Frank Margerin présente (Margerin) L'intégrale

P aris, milieu des années soixante-dix. Frank Margerin, alors jeune diplômé des Arts Appliqués, tente de placer ses dessins dans des boîtes de pub et des rédactions de la place, sans trop de réussite. Son style gros nez et cartoon n’est pas en demande. Pourquoi ne pas tenter sa chance dans la presse BD ? Il lit Pilote depuis toujours et n’a-t-il pas fini deuxième (derrière Bilal, excusez du peu) à un concours de dessin amateur en 1971 ? Grâce à un ami d’ami, comme c’est souvent le cas, il obtient un rendez-vous avec Jean-Pierre Dionnet, le rédacteur en chef du tout récent Métal Hurlant. Celui-ci a besoin de matériel pour remplir son journal et ce petit nouveau a un bon coup de crayon : il lui commande une histoire de quatre pages, pour commencer.

Problème : Métal Hurlant, c’est le repère de Moebius et Druillet. Ici, la SF et le fantastique règnent. Les soucoupes volantes et les monstres de l’espace, ce n’est pas l’univers du jeune dessinateur. Il est plus à l’aise avec l’humour bon enfant, le concret de la banlieue et la vie de tous les jours. Pour faire bonne figure, il s’adapte et se met à publier régulièrement des récits plus ou moins parodiques. Certes, il y a des lasers et des créatures extra-terrestres, mais il y a surtout des concierges en bigoudis, des pépés en charentaises, des coups de rouge sur des zincs pas nets et un baby-foot dans le fond de la salle. Le ton est à la rigolade, Fredric Brown et Robert Sheckley ne sont pas loin. Cependant, ce n’est pas exactement ce qu’il rêve de raconter.

Puis, vers 1979, au détour d’un numéro spécial rock, Frank introduit un nouveau personnage, Lucien. La réponse est excellente et, surtout, en animant ce sympathique héros et ses potes dans un cadre qu’il connaît bien, il trouve réellement sa voie.

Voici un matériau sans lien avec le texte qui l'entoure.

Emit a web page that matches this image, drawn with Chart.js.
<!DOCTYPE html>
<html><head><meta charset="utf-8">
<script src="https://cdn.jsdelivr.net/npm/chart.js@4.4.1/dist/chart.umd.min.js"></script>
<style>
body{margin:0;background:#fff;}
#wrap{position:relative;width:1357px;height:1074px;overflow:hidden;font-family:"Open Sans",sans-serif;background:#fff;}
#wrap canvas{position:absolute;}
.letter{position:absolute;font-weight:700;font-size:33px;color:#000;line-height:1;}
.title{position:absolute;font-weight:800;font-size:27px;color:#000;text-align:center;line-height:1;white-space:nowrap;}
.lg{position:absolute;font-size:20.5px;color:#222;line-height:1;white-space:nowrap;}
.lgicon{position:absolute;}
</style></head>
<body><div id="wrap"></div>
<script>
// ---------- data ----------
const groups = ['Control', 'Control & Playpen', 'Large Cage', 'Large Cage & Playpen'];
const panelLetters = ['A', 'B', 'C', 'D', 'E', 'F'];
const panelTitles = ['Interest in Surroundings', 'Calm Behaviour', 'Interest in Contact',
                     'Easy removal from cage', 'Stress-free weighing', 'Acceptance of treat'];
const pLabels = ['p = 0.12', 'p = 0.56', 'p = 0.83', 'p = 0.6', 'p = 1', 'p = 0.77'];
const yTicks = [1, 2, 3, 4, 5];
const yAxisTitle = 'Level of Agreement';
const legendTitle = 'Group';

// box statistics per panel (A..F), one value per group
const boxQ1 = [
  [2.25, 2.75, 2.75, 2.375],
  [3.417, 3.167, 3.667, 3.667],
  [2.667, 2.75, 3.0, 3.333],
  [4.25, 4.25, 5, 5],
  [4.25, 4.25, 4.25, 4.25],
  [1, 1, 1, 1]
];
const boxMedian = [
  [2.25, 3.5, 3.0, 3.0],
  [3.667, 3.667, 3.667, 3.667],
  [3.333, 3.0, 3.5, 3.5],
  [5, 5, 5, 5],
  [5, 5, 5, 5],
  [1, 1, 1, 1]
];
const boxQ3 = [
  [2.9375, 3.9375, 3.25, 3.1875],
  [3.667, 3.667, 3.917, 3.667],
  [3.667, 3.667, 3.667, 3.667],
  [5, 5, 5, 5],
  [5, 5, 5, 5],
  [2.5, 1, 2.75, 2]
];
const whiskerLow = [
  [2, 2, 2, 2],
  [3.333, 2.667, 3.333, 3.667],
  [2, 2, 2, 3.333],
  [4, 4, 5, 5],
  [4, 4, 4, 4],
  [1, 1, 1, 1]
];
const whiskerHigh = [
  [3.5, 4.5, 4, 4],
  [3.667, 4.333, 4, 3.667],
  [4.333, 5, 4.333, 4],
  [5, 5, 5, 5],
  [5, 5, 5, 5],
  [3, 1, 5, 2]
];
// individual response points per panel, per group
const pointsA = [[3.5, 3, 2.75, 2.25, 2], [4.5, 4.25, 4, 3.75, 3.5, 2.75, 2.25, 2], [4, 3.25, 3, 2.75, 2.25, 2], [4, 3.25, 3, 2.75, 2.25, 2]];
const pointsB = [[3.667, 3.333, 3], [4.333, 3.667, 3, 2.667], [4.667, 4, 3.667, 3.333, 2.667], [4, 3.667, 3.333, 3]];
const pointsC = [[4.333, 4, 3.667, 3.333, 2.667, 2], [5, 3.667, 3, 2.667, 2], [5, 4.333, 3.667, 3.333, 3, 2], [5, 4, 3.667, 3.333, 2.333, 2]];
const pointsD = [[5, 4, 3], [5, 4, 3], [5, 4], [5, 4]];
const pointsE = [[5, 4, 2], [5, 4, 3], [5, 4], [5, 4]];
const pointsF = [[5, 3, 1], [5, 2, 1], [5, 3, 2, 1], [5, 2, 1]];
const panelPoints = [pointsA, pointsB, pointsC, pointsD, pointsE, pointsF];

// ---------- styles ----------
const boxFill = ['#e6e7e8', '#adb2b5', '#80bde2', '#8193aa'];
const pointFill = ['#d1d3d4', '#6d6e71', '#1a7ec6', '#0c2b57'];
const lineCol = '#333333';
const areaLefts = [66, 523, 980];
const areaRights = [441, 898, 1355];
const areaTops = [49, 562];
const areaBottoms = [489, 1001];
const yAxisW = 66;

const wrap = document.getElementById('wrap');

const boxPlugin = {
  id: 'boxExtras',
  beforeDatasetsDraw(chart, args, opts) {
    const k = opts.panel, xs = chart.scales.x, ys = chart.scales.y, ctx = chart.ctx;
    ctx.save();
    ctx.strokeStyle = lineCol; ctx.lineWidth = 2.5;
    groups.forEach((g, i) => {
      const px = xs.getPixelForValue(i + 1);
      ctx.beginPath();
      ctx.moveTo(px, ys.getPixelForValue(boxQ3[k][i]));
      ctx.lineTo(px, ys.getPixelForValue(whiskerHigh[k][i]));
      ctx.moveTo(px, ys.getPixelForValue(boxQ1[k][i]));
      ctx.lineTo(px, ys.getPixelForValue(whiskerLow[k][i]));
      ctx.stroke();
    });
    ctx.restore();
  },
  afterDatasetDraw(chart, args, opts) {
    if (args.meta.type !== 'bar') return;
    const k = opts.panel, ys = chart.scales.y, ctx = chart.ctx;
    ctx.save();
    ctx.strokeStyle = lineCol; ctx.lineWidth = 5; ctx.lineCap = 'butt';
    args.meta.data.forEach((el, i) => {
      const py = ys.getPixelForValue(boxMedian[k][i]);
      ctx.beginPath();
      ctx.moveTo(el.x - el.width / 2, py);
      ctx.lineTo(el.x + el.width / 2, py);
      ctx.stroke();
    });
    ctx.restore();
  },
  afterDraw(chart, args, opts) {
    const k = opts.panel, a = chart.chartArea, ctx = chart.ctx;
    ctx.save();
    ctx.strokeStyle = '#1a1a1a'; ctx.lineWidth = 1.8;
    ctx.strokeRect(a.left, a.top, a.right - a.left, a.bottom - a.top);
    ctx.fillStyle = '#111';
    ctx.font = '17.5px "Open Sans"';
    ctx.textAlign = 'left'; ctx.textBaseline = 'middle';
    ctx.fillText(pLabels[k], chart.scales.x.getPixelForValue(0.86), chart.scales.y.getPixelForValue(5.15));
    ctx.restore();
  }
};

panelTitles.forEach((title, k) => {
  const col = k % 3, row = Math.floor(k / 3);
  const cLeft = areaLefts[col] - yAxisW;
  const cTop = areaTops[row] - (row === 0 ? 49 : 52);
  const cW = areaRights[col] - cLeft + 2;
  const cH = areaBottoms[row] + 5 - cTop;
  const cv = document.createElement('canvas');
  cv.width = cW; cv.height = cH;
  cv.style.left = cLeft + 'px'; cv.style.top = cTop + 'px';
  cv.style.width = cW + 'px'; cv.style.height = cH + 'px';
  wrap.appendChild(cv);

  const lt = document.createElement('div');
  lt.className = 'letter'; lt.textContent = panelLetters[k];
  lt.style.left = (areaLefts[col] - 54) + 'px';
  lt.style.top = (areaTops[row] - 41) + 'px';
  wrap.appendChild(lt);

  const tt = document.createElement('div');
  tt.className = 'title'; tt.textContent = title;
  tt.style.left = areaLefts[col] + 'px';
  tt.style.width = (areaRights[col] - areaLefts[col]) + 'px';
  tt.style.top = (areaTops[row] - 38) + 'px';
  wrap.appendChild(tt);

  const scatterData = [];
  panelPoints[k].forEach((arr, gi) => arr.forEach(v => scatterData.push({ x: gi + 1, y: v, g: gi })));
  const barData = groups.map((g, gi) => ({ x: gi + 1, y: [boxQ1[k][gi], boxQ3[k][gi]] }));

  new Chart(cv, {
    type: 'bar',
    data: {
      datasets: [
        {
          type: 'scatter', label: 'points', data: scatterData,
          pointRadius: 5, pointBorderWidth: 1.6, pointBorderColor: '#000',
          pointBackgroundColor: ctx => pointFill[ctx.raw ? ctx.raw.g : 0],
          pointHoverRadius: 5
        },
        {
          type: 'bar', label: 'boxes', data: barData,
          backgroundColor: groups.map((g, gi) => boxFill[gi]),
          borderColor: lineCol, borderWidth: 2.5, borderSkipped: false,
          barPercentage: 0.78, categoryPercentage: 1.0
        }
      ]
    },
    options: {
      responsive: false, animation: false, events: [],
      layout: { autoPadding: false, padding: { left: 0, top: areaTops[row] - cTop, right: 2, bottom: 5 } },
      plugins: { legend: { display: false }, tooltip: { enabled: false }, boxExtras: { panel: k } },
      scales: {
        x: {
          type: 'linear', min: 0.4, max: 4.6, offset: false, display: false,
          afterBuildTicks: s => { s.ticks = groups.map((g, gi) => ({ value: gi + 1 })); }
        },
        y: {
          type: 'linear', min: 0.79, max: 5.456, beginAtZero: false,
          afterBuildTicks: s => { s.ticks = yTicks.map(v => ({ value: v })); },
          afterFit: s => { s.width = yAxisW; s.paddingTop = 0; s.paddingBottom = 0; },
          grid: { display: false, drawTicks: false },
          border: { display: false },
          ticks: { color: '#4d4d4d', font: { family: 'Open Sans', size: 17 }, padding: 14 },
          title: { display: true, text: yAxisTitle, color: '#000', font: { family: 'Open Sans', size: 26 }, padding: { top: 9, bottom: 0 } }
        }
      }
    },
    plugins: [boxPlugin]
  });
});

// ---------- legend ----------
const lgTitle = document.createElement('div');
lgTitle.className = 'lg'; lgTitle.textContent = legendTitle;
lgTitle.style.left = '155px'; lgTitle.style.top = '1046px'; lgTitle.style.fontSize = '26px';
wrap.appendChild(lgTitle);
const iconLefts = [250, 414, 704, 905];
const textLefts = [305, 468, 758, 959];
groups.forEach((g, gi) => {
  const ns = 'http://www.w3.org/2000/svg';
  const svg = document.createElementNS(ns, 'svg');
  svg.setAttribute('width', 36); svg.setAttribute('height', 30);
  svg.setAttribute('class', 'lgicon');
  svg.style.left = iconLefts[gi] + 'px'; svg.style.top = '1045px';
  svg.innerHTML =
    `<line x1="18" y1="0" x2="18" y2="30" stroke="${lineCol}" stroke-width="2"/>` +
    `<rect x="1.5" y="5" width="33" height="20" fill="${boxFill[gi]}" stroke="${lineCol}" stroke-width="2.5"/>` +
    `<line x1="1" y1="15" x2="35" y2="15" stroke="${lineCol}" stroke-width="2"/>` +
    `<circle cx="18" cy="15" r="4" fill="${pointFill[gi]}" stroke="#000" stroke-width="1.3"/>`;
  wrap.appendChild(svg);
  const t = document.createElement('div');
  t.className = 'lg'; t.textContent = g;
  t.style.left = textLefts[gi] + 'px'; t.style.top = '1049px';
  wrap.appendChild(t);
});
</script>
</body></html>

Désormais, il va se consacrer, toujours en mode rigolo, à narrer son époque. Au même moment, à la radio, Renaud et quelques autres vont lui offrir une bande son pour accompagner ce qui va devenir la BD Rock. Un peu après, en 1992, il recevra le Grand Prix à Angoulême pour service rendu et fera la fierté de ses parents.

L’intégrale Frank Margerin présente reprend chronologiquement des récits publiés entre 1976 et 1985 trouvés précédemment dans Alerte aux envahisseurs, Tranches de Brie et Tutti Frutti. Le volume est complété par une introduction de l’auteur et de quelques dessins inédits (ou presque). Malgré cet appareil critique famélique, l’ouvrage permet aux amateurs de suivre les premiers travaux et l’établissement d’un artiste important de la BD franco-belge contemporaine. Sans révolutionner le médium sur le fond, Margerin avait néanmoins apporté une bonne dose de modernité plus que bienvenue à la bande dessinée d’humour et été le fer de lance d’un mouvement marquant du Neuvième Art.